DC-to-DC converters typically are designed as switching regulated power supplies, also known as switch-mode power supplies. Some DC-to-DC converters raise voltage from a lower input voltage (step-up converters), and others lower voltage from a higher input voltage (step-down converters). One type of step-down switch mode power supply is known as a Buck converter. These devices resemble linear power supplies in some respects, but in other ways are much different. A switching power supply typically includes an energy-storage inductor, and sometimes a non-linear regulator network. This type of power supply may incorporate a regulation system in which a control element, for example, a power MOSFET switch, is switched on and off rapidly. Controlling on/off pulses may be produced by an oscillator/error amplifier/pulse-width modulator network as a controller. Thus, in a more common variety of switching regulator, the transistor switch, for example, the MOSFET, is a control element.

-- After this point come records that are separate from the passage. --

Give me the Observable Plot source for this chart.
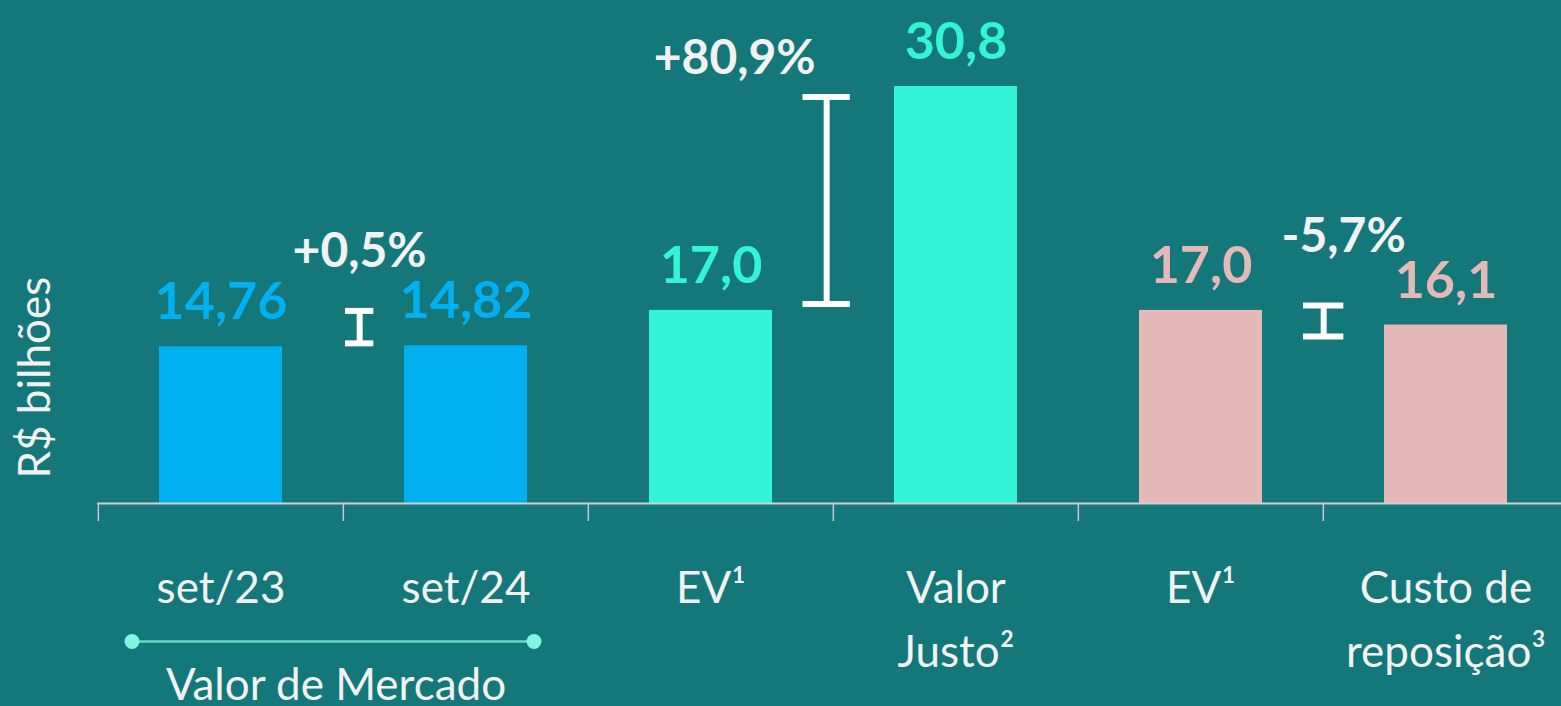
<!DOCTYPE html>
<html><head><meta charset="utf-8">
<script src="https://cdn.jsdelivr.net/npm/d3@7"></script>
<script src="https://cdn.jsdelivr.net/npm/@observablehq/plot@0.6"></script>
<style>
html,body{margin:0;padding:0;background:#14777a;overflow:hidden;width:1561px;height:706px}
svg{display:block}
</style></head><body><div id="chart"></div>
<script>
// ---- data ----
const ids = ["set23", "set24", "ev_a", "justo", "ev_b", "custo"];
const categoryLabels = ["set/23", "set/24", "EV¹", "Valor\nJusto²", "EV¹", "Custo de\nreposição³"];
const values = [14.76, 14.82, 17.0, 30.8, 17.0, 16.1];
const valueLabels = ["14,76", "14,82", "17,0", "30,8", "17,0", "16,1"];
const groups = ["mercado", "mercado", "justo", "justo", "reposicao", "reposicao"];
const changeFrom = ["set23", "ev_a", "ev_b"];
const changeLow = [14.97, 17.4, 15.4];
const changeHigh = [16.97, 30.16, 17.31];
const changeLabels = ["+0,5%", "+80,9%", "-5,7%"];
const yLabel = "R$ bilhões";
const bracketLabel = "Valor de Mercado";
const bracketFrom = "set23";
const bracketTo = "set24";
const yMin = 5.1;

// ---- layout / style ----
const W = 1561, H = 706;
const xRange = [97, 1569];
const step = (xRange[1] - xRange[0]) / ids.length;
const bw = step * 0.5;
const groupDomain = ["mercado", "justo", "reposicao"];
const groupColors = ["#00b0f0", "#33f5d6", "#e4b9b8"];
const light = "#f2f2f2";
const beamDx = [16, -7, 0];
const capW = [28, 47, 40];
const pctDx = [16, -99, 20];
const pctDy = [-59, -38, -69];

const data = ids.map((id, i) => ({id, label: categoryLabels[i], value: values[i], vlabel: valueLabels[i], group: groups[i]}));
const changes = changeFrom.map((from, i) => ({from, low: changeLow[i], high: changeHigh[i], label: changeLabels[i]}));
const bracket = [{from: bracketFrom, to: bracketTo, label: bracketLabel}];

const marks = [
  Plot.barY(data, {x: "id", y1: yMin, y2: "value", fill: "group"}),
  Plot.ruleY([yMin], {stroke: "#d0d0d0", strokeWidth: 2}),
  Plot.axisX({tickSize: 18, tickFormat: () => "", dx: -step / 2, stroke: "#c8c8c8", strokeWidth: 1.5}),
  Plot.text(data, {x: "id", y: "value", text: "vlabel", fill: "group", dy: -44, fontSize: 52, fontWeight: 700}),
  Plot.text(data, {x: "id", y: yMin, text: "label", fill: light, dy: 54, lineAnchor: "top", lineHeight: 1.45, fontSize: 44, fontWeight: 400}),
  Plot.text([yLabel], {frameAnchor: "bottom-left", rotate: -90, textAnchor: "start", dx: -48, dy: -25, fill: light, fontSize: 44, fontWeight: 400}),
  Plot.ruleY(bracket, {x1: "from", x2: "to", y: yMin, dy: 138, insetLeft: -27, insetRight: -8, stroke: "#66d6c6", strokeWidth: 2.5}),
  Plot.dot(bracket, {x: "from", y: yMin, dx: -89, dy: 138, r: 7.5, fill: "#80f5e0", stroke: "none"}),
  Plot.dot(bracket, {x: "to", y: yMin, dx: 68, dy: 138, r: 7.5, fill: "#80f5e0", stroke: "none"}),
  Plot.text(bracket, {x: "to", y: yMin, text: "label", dx: -130, dy: 196, lineAnchor: "bottom", fill: light, fontSize: 44, fontWeight: 400})
];
changes.forEach((c, i) => {
  marks.push(Plot.ruleX([c], {x: "from", y1: "low", y2: "high", dx: step / 2 + beamDx[i], stroke: "#ffffff", strokeWidth: 6}));
  const caps = [{from: c.from, y: c.low}, {from: c.from, y: c.high}];
  marks.push(Plot.tickY(caps, {x: "from", y: "y", dx: step / 2 + beamDx[i], insetLeft: (bw - capW[i]) / 2, insetRight: (bw - capW[i]) / 2, stroke: "#ffffff", strokeWidth: 6}));
  marks.push(Plot.text([c], {x: "from", y: "high", text: "label", dx: step / 2 + pctDx[i], dy: pctDy[i], fill: light, fontSize: 48, fontWeight: 700}));
});

const chart = Plot.plot({
  width: W, height: H,
  marginLeft: 97, marginRight: 0, marginTop: 86, marginBottom: 203,
  style: {fontFamily: "Lato, 'Open Sans', sans-serif", background: "#14777a", overflow: "visible"},
  x: {domain: ids, range: xRange, paddingInner: 0.5, paddingOuter: 0.25, axis: null},
  y: {domain: [yMin, 30.8], axis: null},
  color: {domain: groupDomain, range: groupColors},
  marks
});
document.getElementById("chart").appendChild(chart);
</script></body></html>
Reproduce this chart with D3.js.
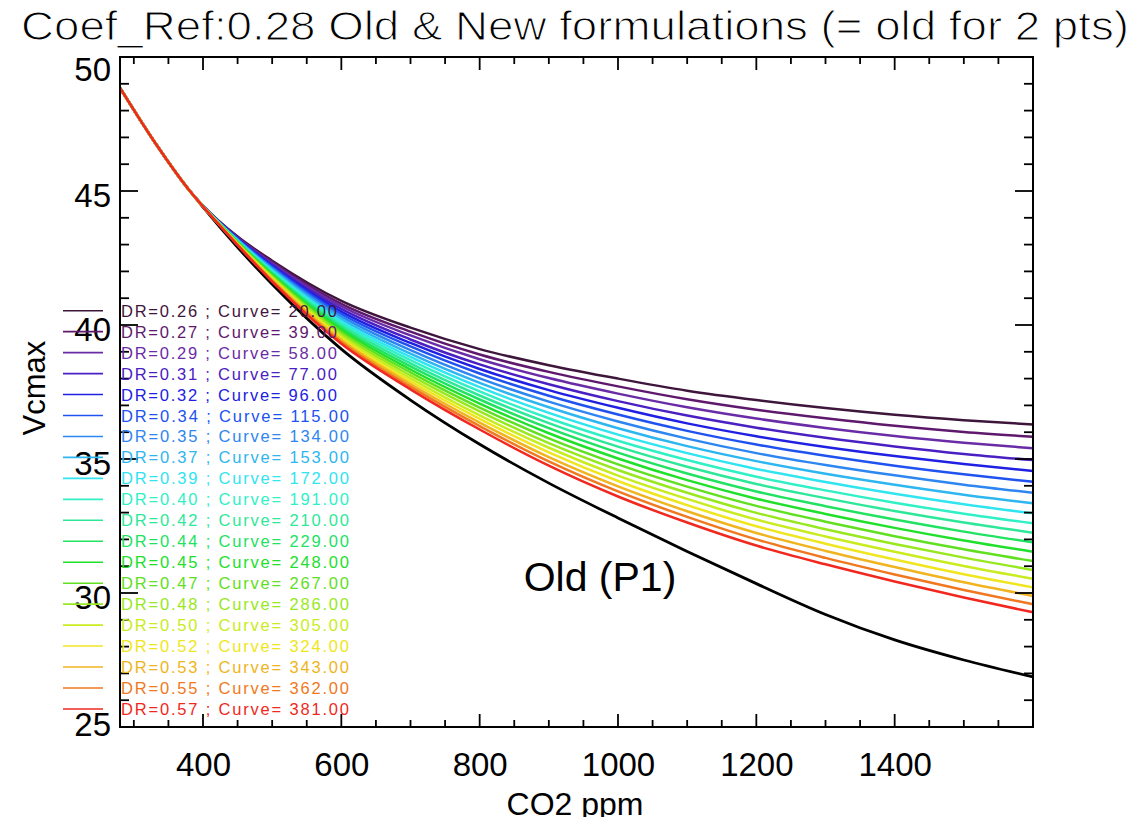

During an ON cycle, energy may be pumped into an inductor and stored in a magnetic field. When the control element is turned OFF, the energy stored in the inductor is directed into a filter and load. Various sampling circuits may sample the output voltage and feed a sample to an input of an error amplifier as part of a controller. The sample voltage may be compared with a reference voltage and an error amplifier may increase its output control voltage, which may be sent to a pulse-width modulator. The pulse-width modulator may produce a modified ON/OFF signal, for example, a square wave whose ON and OFF times are determined by the input error voltage.
More specific examples of DC-to-DC converters as switch mode power supplies are disclosed in commonly assigned, published U.S. patent application nos. 2003/0038614 and 2004/0070382, which are incorporated by reference herein. As noted before, a Buck converter is a specific type of step-down, DC-to-DC converter.
To power various microprocessors, and more particularly the next generation microprocessors, which may require a voltage of about one volt at up to 1,000 amps, the number of phases in a multiphase Buck converter has been increasing, sometimes requiring as many as eight phases. The optimum number of phases may be determined by the output current, system efficiency, transient requirements, thermal management, cost of capacitors, MOSFET performance, size restrictions, and overall system costs. A controller for Buck converters may be complicated and typically is designed as a multiphase pulse-width modulation (PWM) control integrated circuit with companion gate drivers, e.g., the HIP6301, HIP6601B, HIP6602B, HIP6603B, or HIP6604B with external MOSFETs, for example, as manufactured by the assignee of the present invention, Intersil Americas Inc.
Multiphase power conversion is an improvement over earlier single phase converter configurations and is used to satisfy the increasing current demands of modern microprocessors. Multiphase converters distribute the power and load current, which results in smaller and lower cost transistors with fewer input and output capacitors. This occurs because of higher effective conversion frequency with higher frequency ripple current and phase interleaving. Each phase circuit typically includes a lower MOSFET and an upper MOSFET as power switches. The requirement for decreasing the size of the converter along with the requirement for higher power densities requires an increase in the switching frequency used in the power converter. The use of a high switching frequency in these multiphase DC-to-DC converters, and especially Buck converters, however, may lead to switching losses, stresses on the power component, and EMI generation.